# Given exercise
Reproduce the listing below word for word, with no pictures.
** Start **
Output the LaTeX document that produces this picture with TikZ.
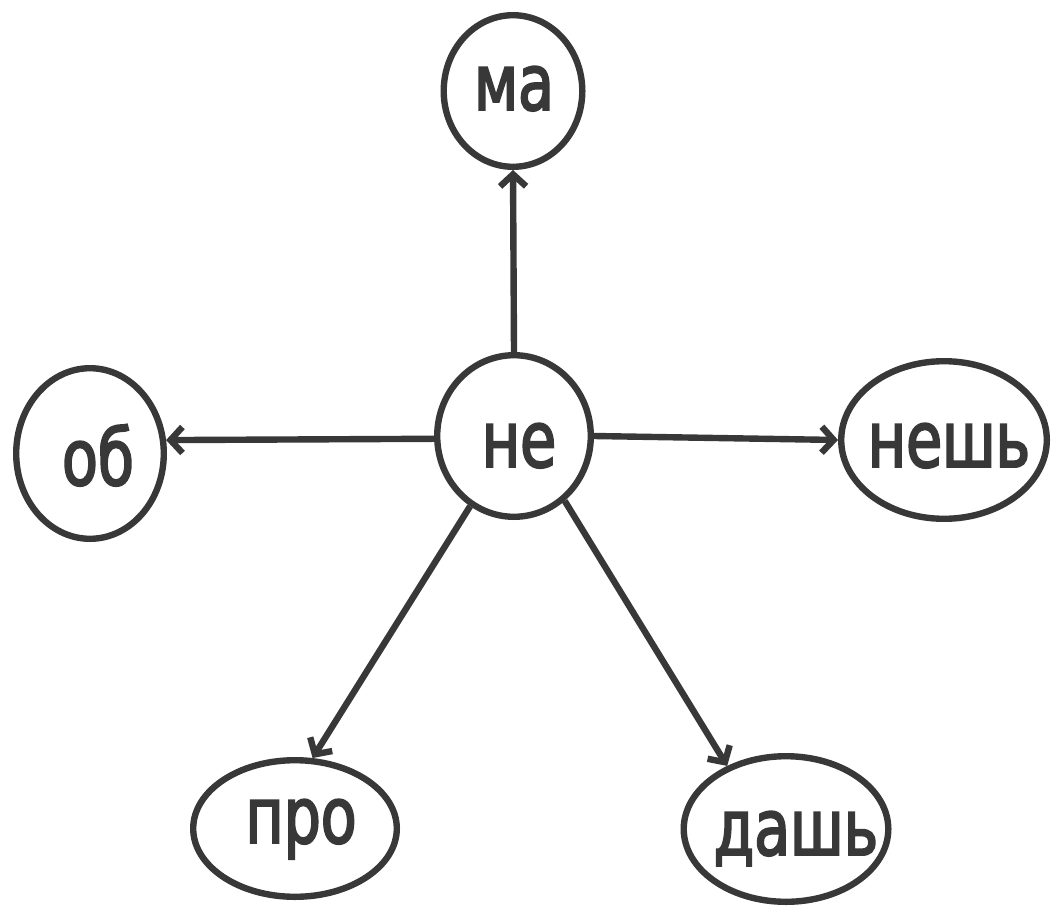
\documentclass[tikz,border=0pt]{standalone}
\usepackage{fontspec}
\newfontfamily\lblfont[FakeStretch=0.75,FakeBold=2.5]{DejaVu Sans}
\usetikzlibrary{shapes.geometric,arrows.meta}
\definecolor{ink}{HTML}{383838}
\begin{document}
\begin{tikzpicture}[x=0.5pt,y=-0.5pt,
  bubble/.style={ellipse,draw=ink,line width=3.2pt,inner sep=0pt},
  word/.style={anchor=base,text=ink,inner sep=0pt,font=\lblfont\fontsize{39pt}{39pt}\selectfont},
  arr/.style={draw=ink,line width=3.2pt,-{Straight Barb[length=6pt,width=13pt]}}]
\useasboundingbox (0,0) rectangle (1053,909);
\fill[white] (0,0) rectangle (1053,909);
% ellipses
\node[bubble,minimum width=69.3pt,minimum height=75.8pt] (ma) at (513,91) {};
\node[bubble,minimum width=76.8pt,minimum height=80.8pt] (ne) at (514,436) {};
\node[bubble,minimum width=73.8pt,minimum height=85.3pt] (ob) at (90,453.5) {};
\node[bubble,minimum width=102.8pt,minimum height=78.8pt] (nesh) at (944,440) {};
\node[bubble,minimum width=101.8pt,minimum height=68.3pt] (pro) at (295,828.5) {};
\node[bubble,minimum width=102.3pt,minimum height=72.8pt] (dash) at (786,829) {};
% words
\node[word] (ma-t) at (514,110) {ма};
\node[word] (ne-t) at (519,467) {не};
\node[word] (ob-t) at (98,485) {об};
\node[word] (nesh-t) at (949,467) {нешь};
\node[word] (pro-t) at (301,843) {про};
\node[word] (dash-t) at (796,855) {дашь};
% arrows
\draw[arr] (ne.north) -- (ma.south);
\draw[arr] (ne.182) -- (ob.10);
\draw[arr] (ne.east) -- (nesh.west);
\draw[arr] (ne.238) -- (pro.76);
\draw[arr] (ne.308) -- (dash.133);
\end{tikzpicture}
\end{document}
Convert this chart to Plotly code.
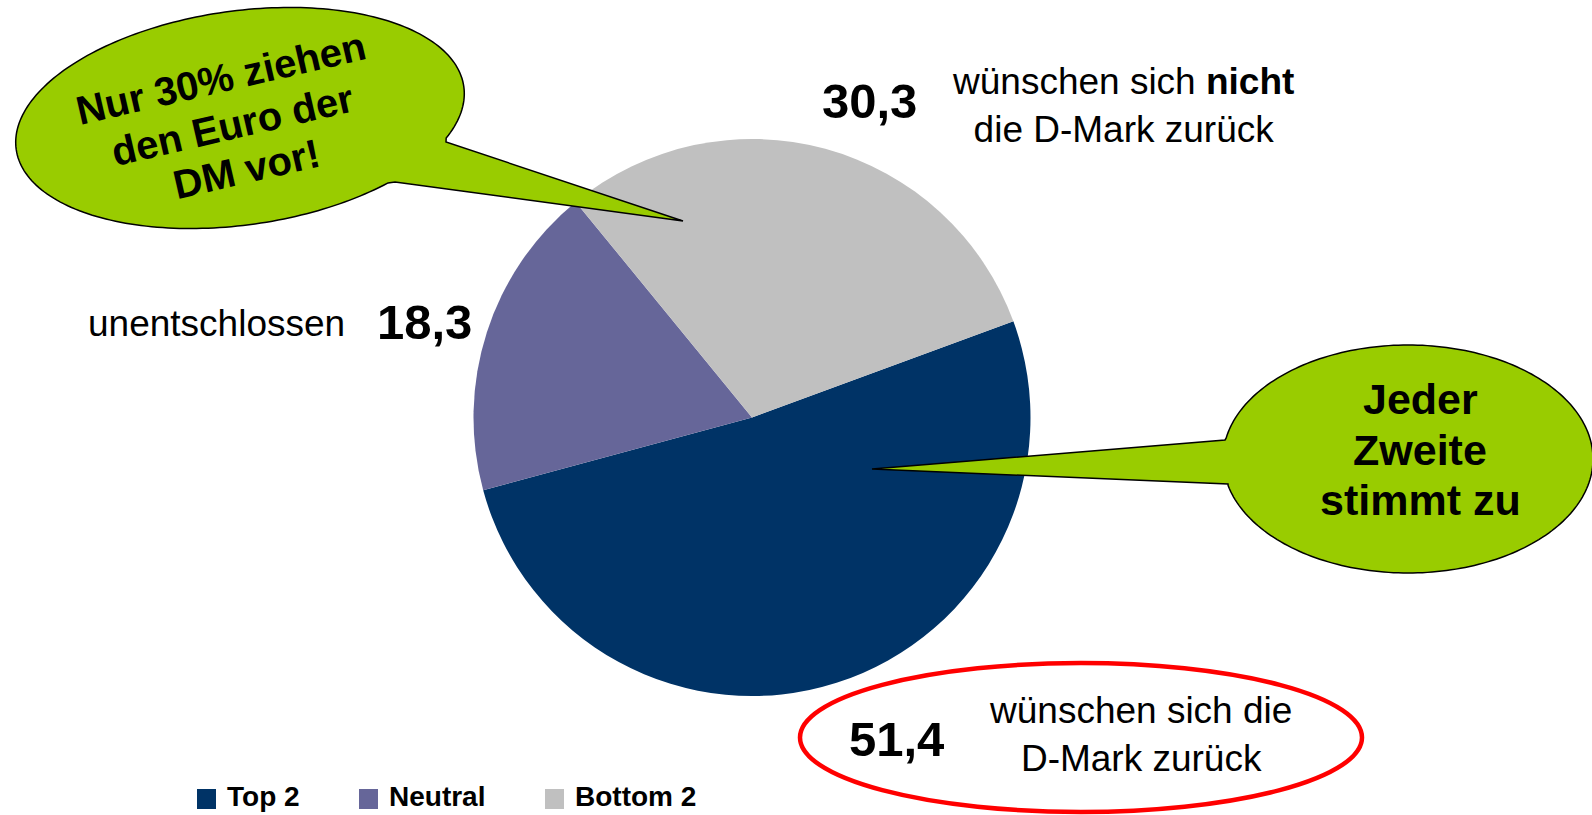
** End **
# Task response
Output the LaTeX document that produces this picture with TikZ.
\documentclass[tikz,border=0pt]{standalone}
\usepackage{fontspec}
\newfontfamily\lblfont[FakeStretch=0.75,FakeBold=2.5]{DejaVu Sans}
\usetikzlibrary{shapes.geometric,arrows.meta}
\definecolor{ink}{HTML}{383838}
\begin{document}
\begin{tikzpicture}[x=0.5pt,y=-0.5pt,
  bubble/.style={ellipse,draw=ink,line width=3.2pt,inner sep=0pt},
  word/.style={anchor=base,text=ink,inner sep=0pt,font=\lblfont\fontsize{39pt}{39pt}\selectfont},
  arr/.style={draw=ink,line width=3.2pt,-{Straight Barb[length=6pt,width=13pt]}}]
\useasboundingbox (0,0) rectangle (1053,909);
\fill[white] (0,0) rectangle (1053,909);
% ellipses
\node[bubble,minimum width=69.3pt,minimum height=75.8pt] (ma) at (513,91) {};
\node[bubble,minimum width=76.8pt,minimum height=80.8pt] (ne) at (514,436) {};
\node[bubble,minimum width=73.8pt,minimum height=85.3pt] (ob) at (90,453.5) {};
\node[bubble,minimum width=102.8pt,minimum height=78.8pt] (nesh) at (944,440) {};
\node[bubble,minimum width=101.8pt,minimum height=68.3pt] (pro) at (295,828.5) {};
\node[bubble,minimum width=102.3pt,minimum height=72.8pt] (dash) at (786,829) {};
% words
\node[word] (ma-t) at (514,110) {ма};
\node[word] (ne-t) at (519,467) {не};
\node[word] (ob-t) at (98,485) {об};
\node[word] (nesh-t) at (949,467) {нешь};
\node[word] (pro-t) at (301,843) {про};
\node[word] (dash-t) at (796,855) {дашь};
% arrows
\draw[arr] (ne.north) -- (ma.south);
\draw[arr] (ne.182) -- (ob.10);
\draw[arr] (ne.east) -- (nesh.west);
\draw[arr] (ne.238) -- (pro.76);
\draw[arr] (ne.308) -- (dash.133);
\end{tikzpicture}
\end{document}
Convert this chart to Plotly code.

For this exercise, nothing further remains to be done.